Cochran v. Comm’r, 159 T.C. No. 4 | October 12, 2022 | Greaves, J. | Dkt. No. 21002-16

Summary: Petitioners (husband and wife) filed a petition challenging a notice of deficiency. Thereafter, Petitioners filed a bankruptcy petition, which triggered an automatic stay of proceedings in the Tax Court. Following the bankruptcy court’s confirmation of Petitioners’ bankruptcy plan, Petitioners filed a Motion to Lift the Stay of Proceeding in the Tax Court. Petitioners contended that the confirmation of the bankruptcy plan lifted the automatic stay notwithstanding that Petitioners have not completed all payments pursuant to that plan and that Petitioners’ bankruptcy case has not been closed or dismissed.

Key Issues: Does the automatic stay continue to apply in the Tax Court following confirmation of a chapter 11 bankruptcy plan?

Primary Holdings: Yes. 11 U.S.C. § 1141(d)(5) provides in relevant part for individual debtors that confirmation of a bankruptcy plan does not discharge any debt provided for in the plan until (i) the bankruptcy court grants a discharge on completion of all payments under the plan or (ii) a bankruptcy court grants a discharge before that time after notice and a hearing. Thus, under 11 U.S.C. § 1141(d)(5), and based on these facts, the automatic stay continues pending satisfaction of 11 U.S.C. § 362, including through 11 U.S.C. § 1141(d)(5).

Key Points of Law:

Bankruptcy and the Tax Court. A bankruptcy filing generally triggers an automatic stay of Tax Court proceedings concerning the debtor-taxpayer. Kovitch v. Commissioner, 128 T.C. 108, 111 (2007); see 11 U.S.C. § 362(a)(8) specifically stays Tax Court proceedings “concerning the tax liability of a debtor who is an individual for a taxable period ending before the date of the order for relief” under title 11 of the United States Code. This automatic stay is generally lifted at “the earliest of” the closing of the bankruptcy case, the dismissal of the bankruptcy case, or the granting or denial of a discharge to the debtor. 11 U.S.C. § 362(c)(2); Guerra v. Commissioner, 110 T.C. 271, 275 (1998).

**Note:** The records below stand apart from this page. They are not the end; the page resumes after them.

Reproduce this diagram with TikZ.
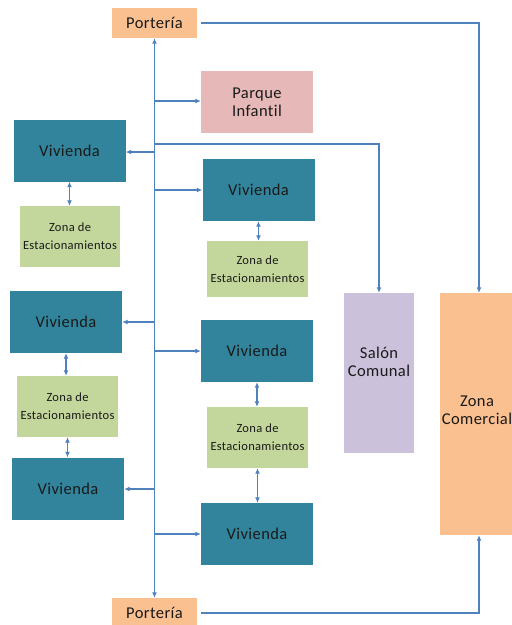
\documentclass[tikz,border=0pt]{standalone}
\usepackage{fontspec}
\setmainfont{Carlito}[Ligatures=NoCommon,LetterSpace=2.5]
\usetikzlibrary{arrows.meta}
\definecolor{viv}{HTML}{31849B}
\definecolor{zon}{HTML}{C3D69B}
\definecolor{por}{HTML}{FAC090}
\definecolor{par}{HTML}{E6B9B8}
\definecolor{sal}{HTML}{CCC1DA}
\definecolor{lin}{HTML}{4F81BD}
\definecolor{txt}{HTML}{1A1A1A}
\tikzset{
  box/.style={inner sep=0pt, align=center, text=txt, font=\fontsize{16.5}{18}\selectfont},
  smallbox/.style={box, fill=zon, font=\fontsize{12.5}{18}\selectfont},
  vivbox/.style={box, fill=viv, minimum width=112pt, minimum height=62pt},
  conn/.style={draw=lin, line width=1.2pt, -{Latex[length=5.5pt,width=5pt]}},
  dconn/.style={draw=lin, line width=1.2pt, {Latex[length=5.5pt,width=5pt]}-{Latex[length=5.5pt,width=5pt]}},
}
\begin{document}
\begin{tikzpicture}[x=1pt,y=-1pt]
\useasboundingbox (0,0) rectangle (512,625);
% boxes
\node[box, fill=por, minimum width=85pt, minimum height=30pt] (porTop) at (154.5,23) {Portería};
\node[box, fill=por, minimum width=85pt, minimum height=30pt] (porBot) at (154.5,613) {Portería};
\node[box, fill=par, minimum width=112pt, minimum height=62pt] (parque) at (257,102) {Parque\\Infantil};
\node[vivbox] (viv1) at (69.5,150.5) {Vivienda};
\node[smallbox, minimum width=100pt, minimum height=61pt] (zona1) at (70,236.5) {Zona de\\Estacionamientos};
\node[vivbox] (viv2) at (258.5,190) {Vivienda};
\node[smallbox, minimum width=101pt, minimum height=56pt] (zona2) at (257.5,269) {Zona de\\Estacionamientos};
\node[vivbox] (viv3) at (66,322) {Vivienda};
\node[smallbox, minimum width=101pt, minimum height=61pt] (zona3) at (67.5,406.5) {Zona de\\Estacionamientos};
\node[vivbox] (viv4) at (68,488.5) {Vivienda};
\node[vivbox] (viv5) at (257,351) {Vivienda};
\node[smallbox, minimum width=101pt, minimum height=61pt] (zona5) at (257.5,437.5) {Zona de\\Estacionamientos};
\node[vivbox] (viv6) at (257,534) {Vivienda};
\node[box, fill=sal, minimum width=70pt, minimum height=160pt, text depth=22pt] (salon) at (379,373) {Salón\\Comunal};
\node[box, fill=por, minimum width=74pt, minimum height=242pt, text depth=8pt] (comercial) at (477,414) {Zona\\Comercial};
% trunk
\draw[dconn, line width=1.7pt] (porTop.south) -- (porBot.north);
% branch points
\coordinate (bPar) at (154.5,101);
\coordinate (bSal) at (154.5,144);
\coordinate (bV1) at (154.5,152);
\coordinate (bV2) at (154.5,190);
\coordinate (bV3) at (154.5,322);
\coordinate (bV5) at (154.5,351);
\coordinate (bV4) at (154.5,489);
\coordinate (bV6) at (154.5,534);
\draw[conn] (bPar) -- (bPar -| parque.west);
\draw[conn] (bSal) -| (salon.north);
\draw[conn] (bV1) -- (bV1 -| viv1.east);
\draw[conn] (bV2) -- (bV2 -| viv2.west);
\draw[conn] (bV3) -- (bV3 -| viv3.east);
\draw[conn] (bV5) -- (bV5 -| viv5.west);
\draw[conn] (bV4) -- (bV4 -| viv4.east);
\draw[conn] (bV6) -- (bV6 -| viv6.west);
% portería to comercial
\draw[conn] ([xshift=4pt]porTop.east) -| ([xshift=2pt]comercial.north);
\draw[conn] ([xshift=4pt]porBot.east) -| ([xshift=2pt]comercial.south);
% vivienda <-> zona
\draw[dconn] (viv1.south) -- (viv1.south |- zona1.north);
\draw[dconn] (viv2.south) -- (viv2.south |- zona2.north);
\draw[dconn] (viv3.south) -- (viv3.south |- zona3.north);
\draw[dconn] (zona3.south) -- (zona3.south |- viv4.north);
\draw[dconn] (viv5.south) -- (viv5.south |- zona5.north);
\draw[dconn] (zona5.south) -- (zona5.south |- viv6.north);
\end{tikzpicture}
\end{document}
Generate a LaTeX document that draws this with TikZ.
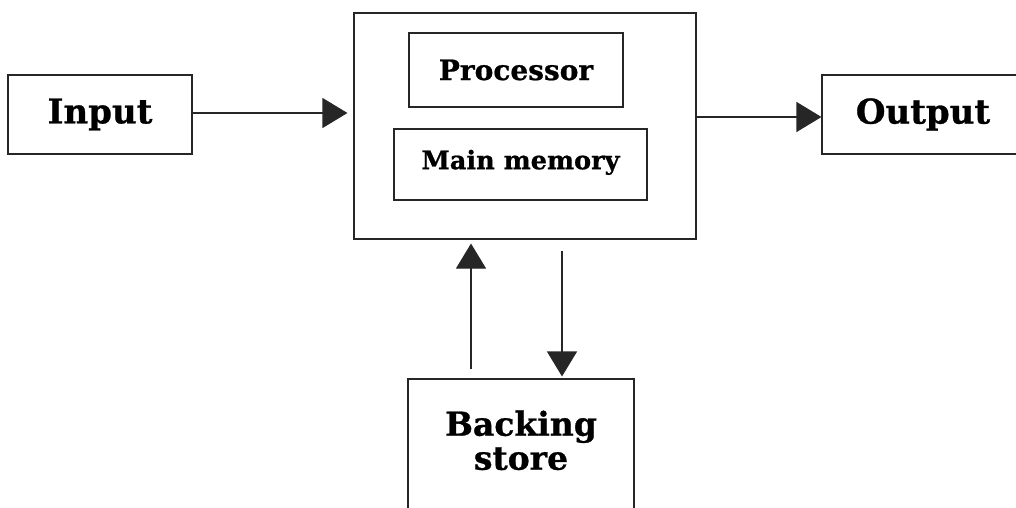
\documentclass[tikz,border=0pt]{standalone}
\usepackage{fontspec}
\setmainfont{DejaVu Serif}[BoldFeatures={FakeBold=0.8}]
\usetikzlibrary{arrows.meta,calc}
\begin{document}
\begin{tikzpicture}[x=0.5pt,y=-0.5pt,
  box/.style={draw=black!85,line width=0.55pt,inner sep=0pt,font=\bfseries},
  arr/.style={draw=black!85,line width=0.55pt,-{Triangle[length=12.5pt,width=15pt]}}]
\useasboundingbox (0,0) rectangle (1016,508);
\node[box,minimum width=92pt,minimum height=39.5pt,font=\bfseries\fontsize{17}{20}\selectfont] (input) at (100,114.5) {Input};
\node[box,minimum width=171pt,minimum height=113pt] (main) at (525,126) {};
\node[box,minimum width=107pt,minimum height=37pt,font=\bfseries\fontsize{14}{17}\selectfont] (proc) at (516,70) {Processor};
\node[box,minimum width=126.5pt,minimum height=35.5pt,font=\bfseries\fontsize{12.8}{15}\selectfont,text depth=0pt] (mem) at (520.5,164.5) {\raisebox{5pt}{Main memory}};
\node[box,minimum width=101pt,minimum height=39.5pt,font=\bfseries\fontsize{17}{20}\selectfont] (output) at (923,114.5) {Output};
\node[box,minimum width=113pt,minimum height=66.5pt,font=\bfseries\fontsize{16.5}{18}\selectfont] (backing) at (521,445.5) {\raisebox{3pt}{\begin{tabular}{@{}c@{}}Backing\\[-1pt] store\end{tabular}}};
\draw[arr,shorten >=3pt] ($(input.east)+(-2,-1.5)$) -- ($(main.west)+(0,-13)$);
\draw[arr] ($(main.east)+(0,-9)$) -- ($(output.west)+(0,2.5)$);
\draw[arr,shorten >=2pt] ($(backing.north)+(-50,-9)$) -- ($(main.south)+(-54,0)$);
\draw[arr,shorten >=1pt] ($(main.south)+(37,11)$) -- ($(backing.north)+(41,0)$);
\end{tikzpicture}
\end{document}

Exception to General Rule. 11 U.S.C. § 362(d) mandates that, upon the request of “a party in interest” and after notice and a hearing, a bankruptcy court “shall” grant relief from an automatic stay if certain conditions are present.

Limitation. 11 U.S.C. § 1141(d): “In a case in which the debtor is an individual— (A) unless after notice and a hearing the court orders otherwise for cause, confirmation of the plan does not discharge any debt provided for in the plan until the court grants a discharge on completion of all payments under the plan; (B) at any time after the confirmation of the plan, and after notice and a hearing, the court may grant a discharge to the debtor who has not completed payments under the plan if— (i) the value, as of the effective date of the plan, of property actually distributed under the plan on account of each allowed unsecured claim is not less than the amount that would have been paid on such claim if the estate of the debtor had been liquidated under chapter 7 on such date; (ii) modification of the plan under section 1127 is not practicable; and (iii) subparagraph (C) permits the court to grant a discharge . . . .”

Insight: Title 11 U.S.C. §§ 362(c) and 1141(d) squarely supply the conditions in which the automatic stay in bankruptcy is lifted, and those conditions were not been shown to be met in this case.